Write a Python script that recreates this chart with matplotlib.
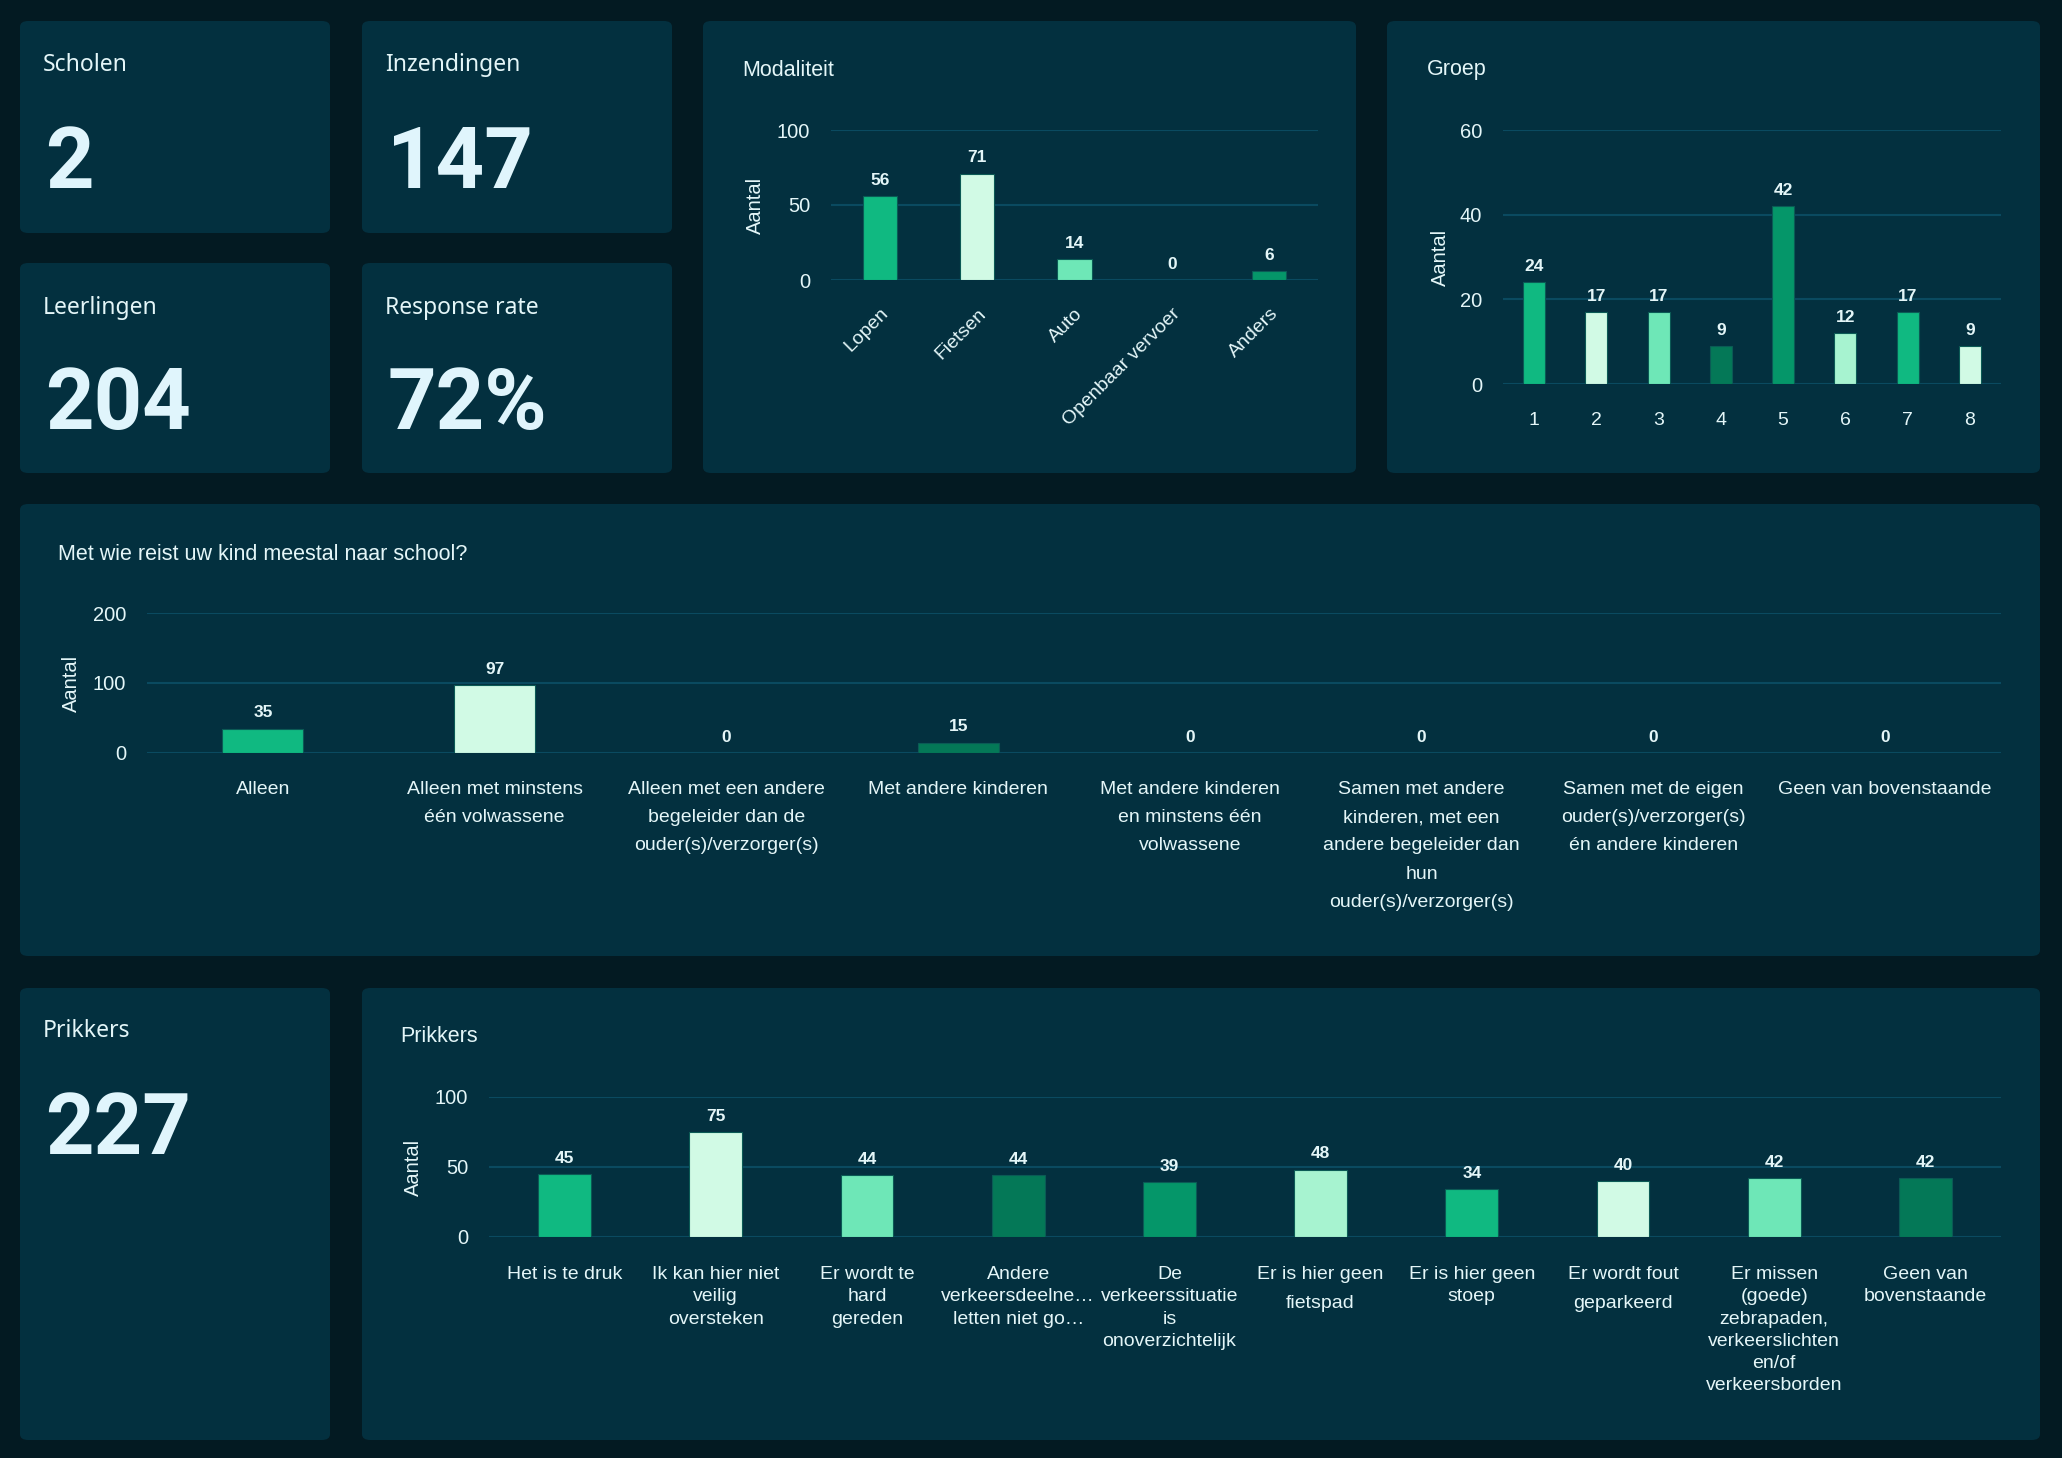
import numpy as np
import matplotlib
matplotlib.use("Agg")
import matplotlib.pyplot as plt
from matplotlib.patches import FancyBboxPatch

# ---- data ----
kpi_titles = ["Scholen", "Inzendingen", "Leerlingen", "Response rate", "Prikkers"]
kpi_values = ["2", "147", "204", "72%", "227"]

mod_cats = ["Lopen", "Fietsen", "Auto", "Openbaar vervoer", "Anders"]
mod_vals = [56, 71, 14, 0, 6]

groep_cats = ["1", "2", "3", "4", "5", "6", "7", "8"]
groep_vals = [24, 17, 17, 9, 42, 12, 17, 9]

reis_cats = ["Alleen", "Alleen met minstens\néén volwassene",
             "Alleen met een andere\nbegeleider dan de\nouder(s)/verzorger(s)",
             "Met andere kinderen",
             "Met andere kinderen\nen minstens één\nvolwassene",
             "Samen met andere\nkinderen, met een\nandere begeleider dan\nhun\nouder(s)/verzorger(s)",
             "Samen met de eigen\nouder(s)/verzorger(s)\nén andere kinderen",
             "Geen van bovenstaande"]
reis_vals = [35, 97, 0, 15, 0, 0, 0, 0]

prik_cats = ["Het is te druk", "Ik kan hier niet\nveilig\noversteken",
             "Er wordt te\nhard\ngereden",
             "Andere\nverkeersdeelne…\nletten niet go…",
             "De\nverkeerssituatie\nis\nonoverzichtelijk",
             "Er is hier geen\nfietspad", "Er is hier geen\nstoep",
             "Er wordt fout\ngeparkeerd",
             "Er missen\n(goede)\nzebrapaden,\nverkeerslichten\nen/of\nverkeersborden",
             "Geen van\nbovenstaande"]
prik_vals = [45, 75, 44, 44, 39, 48, 34, 40, 42, 42]
prik_spacing = [1.4, 1.4, 1.4, 1.4, 1.4, 1.88, 1.4, 1.88, 1.4, 1.4]

palette = ["#10b981", "#d1fae5", "#6ee7b7", "#047857", "#059669", "#a7f3d0"]

BG = "#031a22"
CARD = "#03303f"
GRID = "#0a4a60"
TXT = "#e4f6f8"
W, H = 2062, 1458

fig = plt.figure(figsize=(W / 100, H / 100), dpi=100, facecolor=BG)

def fx(x): return x / W
def fy(y): return 1 - y / H

def card(x0, y0, x1, y1):
    p = FancyBboxPatch((fx(x0), fy(y1)), fx(x1) - fx(x0), fy(y0) - fy(y1),
                       boxstyle="round,pad=0,rounding_size=0.004",
                       transform=fig.transFigure, facecolor=CARD, edgecolor="none",
                       zorder=-10)
    fig.patches.append(p)

# KPI cards
kpi_boxes = [(20, 21, 330, 233), (362, 21, 672, 233), (20, 263, 330, 473),
             (362, 263, 672, 473), (20, 988, 330, 1440)]
kpi_title_y = [65, 65, 308, 308, 1031]
kpi_val_y = [164, 164, 406, 406, 1131]
for i, b in enumerate(kpi_boxes):
    card(*b)
    fig.text(fx(b[0] + 23), fy(kpi_title_y[i]), kpi_titles[i], color=TXT,
             fontsize=16.5, family="Noto Sans", va="center", ha="left")
    fig.text(fx(b[0] + 25), fy(kpi_val_y[i]), kpi_values[i], color="#e0f5fc",
             fontsize=61, family=["Roboto", "DejaVu Sans"], fontweight="bold",
             va="center", ha="left")

# chart cards
card(703, 21, 1356, 473)
card(1387, 21, 2040, 473)
card(20, 504, 2040, 956)
card(362, 988, 2040, 1440)

fam = "Liberation Sans"

def bar_chart(box, cats, vals, ymax, yticks, title, title_xy, ylab_x,
              rot=False, spacings=None, lsp=1.3, xpad=17):
    x0, y0, x1, y1 = box
    ax = fig.add_axes([fx(x0), fy(y1), fx(x1) - fx(x0), fy(y0) - fy(y1)])
    ax.set_facecolor("none")
    x = np.arange(len(cats))
    cols = [palette[i % len(palette)] for i in range(len(cats))]
    ax.bar(x, vals, width=0.35, color=cols, edgecolor="#0b5a55", linewidth=0.8, zorder=3)
    for xi, v in zip(x, vals):
        ax.annotate(str(v), (xi, v), xytext=(0, 6), textcoords="offset points",
                    ha="center", va="bottom", color=TXT, fontsize=12.5,
                    fontweight="bold", family=fam)
    ax.set_xlim(-0.5, len(cats) - 0.5)
    ax.set_ylim(0, ymax)
    ax.set_yticks(yticks)
    ax.grid(axis="y", color=GRID, linewidth=1.5, zorder=0)
    ax.set_axisbelow(True)
    for s in ax.spines.values():
        s.set_visible(False)
    ax.tick_params(length=0, colors=TXT, labelsize=14.5, pad=15)
    ax.set_xticks(x)
    if rot:
        ax.set_xticklabels(cats, rotation=45, ha="right", rotation_mode="anchor",
                           family=fam, fontsize=14)
        ax.tick_params(axis="x", pad=18)
    else:
        ax.set_xticklabels(cats, family=fam, fontsize=14, va="top",
                           linespacing=lsp)
        ax.tick_params(axis="x", pad=xpad)
        if spacings:
            for t, s in zip(ax.get_xticklabels(), spacings):
                t.set_linespacing(s)
    for t in ax.get_yticklabels():
        t.set_family(fam)
    ax.set_ylabel("Aantal", color=TXT, fontsize=14.5, family=fam)
    ax.yaxis.set_label_coords((ylab_x + 10 - x0) / (x1 - x0), 0.5)
    fig.text(fx(title_xy[0]), fy(title_xy[1]), title, color=TXT, fontsize=15.5,
             family=fam, va="center", ha="left")
    return ax

bar_chart((831, 130, 1318, 280), mod_cats, mod_vals, 100, [0, 50, 100],
          "Modaliteit", (742, 70), 755, rot=True)
bar_chart((1503, 130, 2001, 384), groep_cats, groep_vals, 60, [0, 20, 40, 60],
          "Groep", (1427, 70), 1440, xpad=20)
bar_chart((147, 613, 2001, 753), reis_cats, reis_vals, 200, [0, 100, 200],
          "Met wie reist uw kind meestal naar school?", (58, 554), 71,
          lsp=1.87, xpad=20)
bar_chart((489, 1097, 2001, 1237), prik_cats, prik_vals, 100, [0, 50, 100],
          "Prikkers", (400, 1037), 413, spacings=prik_spacing, xpad=21)

fig.savefig("out.png", dpi=100, facecolor=BG)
________________
**What you have to do:** Write out the listing above exactly as it stands, pictures excluded.

**Response below:**
Write a Python script that recreates this chart with matplotlib.
import numpy as np
import matplotlib
matplotlib.use("Agg")
import matplotlib.pyplot as plt
from matplotlib.patches import FancyBboxPatch

# ---- data ----
kpi_titles = ["Scholen", "Inzendingen", "Leerlingen", "Response rate", "Prikkers"]
kpi_values = ["2", "147", "204", "72%", "227"]

mod_cats = ["Lopen", "Fietsen", "Auto", "Openbaar vervoer", "Anders"]
mod_vals = [56, 71, 14, 0, 6]

groep_cats = ["1", "2", "3", "4", "5", "6", "7", "8"]
groep_vals = [24, 17, 17, 9, 42, 12, 17, 9]

reis_cats = ["Alleen", "Alleen met minstens\néén volwassene",
             "Alleen met een andere\nbegeleider dan de\nouder(s)/verzorger(s)",
             "Met andere kinderen",
             "Met andere kinderen\nen minstens één\nvolwassene",
             "Samen met andere\nkinderen, met een\nandere begeleider dan\nhun\nouder(s)/verzorger(s)",
             "Samen met de eigen\nouder(s)/verzorger(s)\nén andere kinderen",
             "Geen van bovenstaande"]
reis_vals = [35, 97, 0, 15, 0, 0, 0, 0]

prik_cats = ["Het is te druk", "Ik kan hier niet\nveilig\noversteken",
             "Er wordt te\nhard\ngereden",
             "Andere\nverkeersdeelne…\nletten niet go…",
             "De\nverkeerssituatie\nis\nonoverzichtelijk",
             "Er is hier geen\nfietspad", "Er is hier geen\nstoep",
             "Er wordt fout\ngeparkeerd",
             "Er missen\n(goede)\nzebrapaden,\nverkeerslichten\nen/of\nverkeersborden",
             "Geen van\nbovenstaande"]
prik_vals = [45, 75, 44, 44, 39, 48, 34, 40, 42, 42]
prik_spacing = [1.4, 1.4, 1.4, 1.4, 1.4, 1.88, 1.4, 1.88, 1.4, 1.4]

palette = ["#10b981", "#d1fae5", "#6ee7b7", "#047857", "#059669", "#a7f3d0"]

BG = "#031a22"
CARD = "#03303f"
GRID = "#0a4a60"
TXT = "#e4f6f8"
W, H = 2062, 1458

fig = plt.figure(figsize=(W / 100, H / 100), dpi=100, facecolor=BG)

def fx(x): return x / W
def fy(y): return 1 - y / H

def card(x0, y0, x1, y1):
    p = FancyBboxPatch((fx(x0), fy(y1)), fx(x1) - fx(x0), fy(y0) - fy(y1),
                       boxstyle="round,pad=0,rounding_size=0.004",
                       transform=fig.transFigure, facecolor=CARD, edgecolor="none",
                       zorder=-10)
    fig.patches.append(p)

# KPI cards
kpi_boxes = [(20, 21, 330, 233), (362, 21, 672, 233), (20, 263, 330, 473),
             (362, 263, 672, 473), (20, 988, 330, 1440)]
kpi_title_y = [65, 65, 308, 308, 1031]
kpi_val_y = [164, 164, 406, 406, 1131]
for i, b in enumerate(kpi_boxes):
    card(*b)
    fig.text(fx(b[0] + 23), fy(kpi_title_y[i]), kpi_titles[i], color=TXT,
             fontsize=16.5, family="Noto Sans", va="center", ha="left")
    fig.text(fx(b[0] + 25), fy(kpi_val_y[i]), kpi_values[i], color="#e0f5fc",
             fontsize=61, family=["Roboto", "DejaVu Sans"], fontweight="bold",
             va="center", ha="left")

# chart cards
card(703, 21, 1356, 473)
card(1387, 21, 2040, 473)
card(20, 504, 2040, 956)
card(362, 988, 2040, 1440)

fam = "Liberation Sans"

def bar_chart(box, cats, vals, ymax, yticks, title, title_xy, ylab_x,
              rot=False, spacings=None, lsp=1.3, xpad=17):
    x0, y0, x1, y1 = box
    ax = fig.add_axes([fx(x0), fy(y1), fx(x1) - fx(x0), fy(y0) - fy(y1)])
    ax.set_facecolor("none")
    x = np.arange(len(cats))
    cols = [palette[i % len(palette)] for i in range(len(cats))]
    ax.bar(x, vals, width=0.35, color=cols, edgecolor="#0b5a55", linewidth=0.8, zorder=3)
    for xi, v in zip(x, vals):
        ax.annotate(str(v), (xi, v), xytext=(0, 6), textcoords="offset points",
                    ha="center", va="bottom", color=TXT, fontsize=12.5,
                    fontweight="bold", family=fam)
    ax.set_xlim(-0.5, len(cats) - 0.5)
    ax.set_ylim(0, ymax)
    ax.set_yticks(yticks)
    ax.grid(axis="y", color=GRID, linewidth=1.5, zorder=0)
    ax.set_axisbelow(True)
    for s in ax.spines.values():
        s.set_visible(False)
    ax.tick_params(length=0, colors=TXT, labelsize=14.5, pad=15)
    ax.set_xticks(x)
    if rot:
        ax.set_xticklabels(cats, rotation=45, ha="right", rotation_mode="anchor",
                           family=fam, fontsize=14)
        ax.tick_params(axis="x", pad=18)
    else:
        ax.set_xticklabels(cats, family=fam, fontsize=14, va="top",
                           linespacing=lsp)
        ax.tick_params(axis="x", pad=xpad)
        if spacings:
            for t, s in zip(ax.get_xticklabels(), spacings):
                t.set_linespacing(s)
    for t in ax.get_yticklabels():
        t.set_family(fam)
    ax.set_ylabel("Aantal", color=TXT, fontsize=14.5, family=fam)
    ax.yaxis.set_label_coords((ylab_x + 10 - x0) / (x1 - x0), 0.5)
    fig.text(fx(title_xy[0]), fy(title_xy[1]), title, color=TXT, fontsize=15.5,
             family=fam, va="center", ha="left")
    return ax

bar_chart((831, 130, 1318, 280), mod_cats, mod_vals, 100, [0, 50, 100],
          "Modaliteit", (742, 70), 755, rot=True)
bar_chart((1503, 130, 2001, 384), groep_cats, groep_vals, 60, [0, 20, 40, 60],
          "Groep", (1427, 70), 1440, xpad=20)
bar_chart((147, 613, 2001, 753), reis_cats, reis_vals, 200, [0, 100, 200],
          "Met wie reist uw kind meestal naar school?", (58, 554), 71,
          lsp=1.87, xpad=20)
bar_chart((489, 1097, 2001, 1237), prik_cats, prik_vals, 100, [0, 50, 100],
          "Prikkers", (400, 1037), 413, spacings=prik_spacing, xpad=21)

fig.savefig("out.png", dpi=100, facecolor=BG)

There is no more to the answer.